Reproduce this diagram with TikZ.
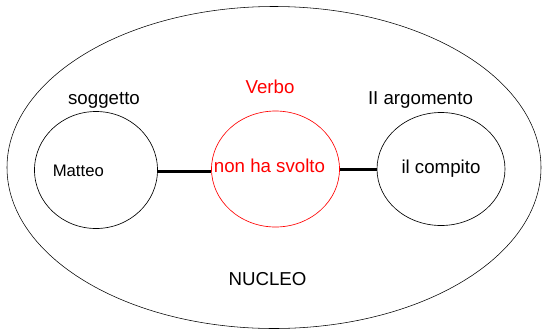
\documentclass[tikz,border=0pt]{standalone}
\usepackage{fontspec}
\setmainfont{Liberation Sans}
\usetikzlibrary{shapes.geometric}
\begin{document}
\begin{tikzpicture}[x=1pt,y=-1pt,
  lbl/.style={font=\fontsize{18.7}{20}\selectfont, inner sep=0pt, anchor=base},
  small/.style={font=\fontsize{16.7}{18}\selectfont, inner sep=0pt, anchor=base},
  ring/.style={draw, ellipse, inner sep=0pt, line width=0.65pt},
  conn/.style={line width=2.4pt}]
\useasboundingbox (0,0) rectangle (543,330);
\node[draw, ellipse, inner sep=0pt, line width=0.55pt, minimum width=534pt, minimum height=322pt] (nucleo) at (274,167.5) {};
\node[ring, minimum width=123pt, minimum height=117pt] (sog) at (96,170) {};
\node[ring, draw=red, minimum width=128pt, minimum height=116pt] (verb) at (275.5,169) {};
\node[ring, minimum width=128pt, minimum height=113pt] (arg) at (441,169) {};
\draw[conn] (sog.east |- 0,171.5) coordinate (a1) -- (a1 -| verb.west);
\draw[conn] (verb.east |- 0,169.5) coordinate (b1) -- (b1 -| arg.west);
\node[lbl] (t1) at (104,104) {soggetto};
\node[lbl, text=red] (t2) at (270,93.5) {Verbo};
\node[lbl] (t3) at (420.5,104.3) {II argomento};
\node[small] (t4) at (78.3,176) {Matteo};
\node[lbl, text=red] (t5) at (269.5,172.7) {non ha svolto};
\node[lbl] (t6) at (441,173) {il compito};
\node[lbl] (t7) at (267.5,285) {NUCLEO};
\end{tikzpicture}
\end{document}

========================================

**Task**
Quote the listing above in full, except for the pictures.

**Output for this exercise**
Reproduce this diagram with TikZ.
\documentclass[tikz,border=0pt]{standalone}
\usepackage{fontspec}
\setmainfont{Liberation Sans}
\usetikzlibrary{shapes.geometric}
\begin{document}
\begin{tikzpicture}[x=1pt,y=-1pt,
  lbl/.style={font=\fontsize{18.7}{20}\selectfont, inner sep=0pt, anchor=base},
  small/.style={font=\fontsize{16.7}{18}\selectfont, inner sep=0pt, anchor=base},
  ring/.style={draw, ellipse, inner sep=0pt, line width=0.65pt},
  conn/.style={line width=2.4pt}]
\useasboundingbox (0,0) rectangle (543,330);
\node[draw, ellipse, inner sep=0pt, line width=0.55pt, minimum width=534pt, minimum height=322pt] (nucleo) at (274,167.5) {};
\node[ring, minimum width=123pt, minimum height=117pt] (sog) at (96,170) {};
\node[ring, draw=red, minimum width=128pt, minimum height=116pt] (verb) at (275.5,169) {};
\node[ring, minimum width=128pt, minimum height=113pt] (arg) at (441,169) {};
\draw[conn] (sog.east |- 0,171.5) coordinate (a1) -- (a1 -| verb.west);
\draw[conn] (verb.east |- 0,169.5) coordinate (b1) -- (b1 -| arg.west);
\node[lbl] (t1) at (104,104) {soggetto};
\node[lbl, text=red] (t2) at (270,93.5) {Verbo};
\node[lbl] (t3) at (420.5,104.3) {II argomento};
\node[small] (t4) at (78.3,176) {Matteo};
\node[lbl, text=red] (t5) at (269.5,172.7) {non ha svolto};
\node[lbl] (t6) at (441,173) {il compito};
\node[lbl] (t7) at (267.5,285) {NUCLEO};
\end{tikzpicture}
\end{document}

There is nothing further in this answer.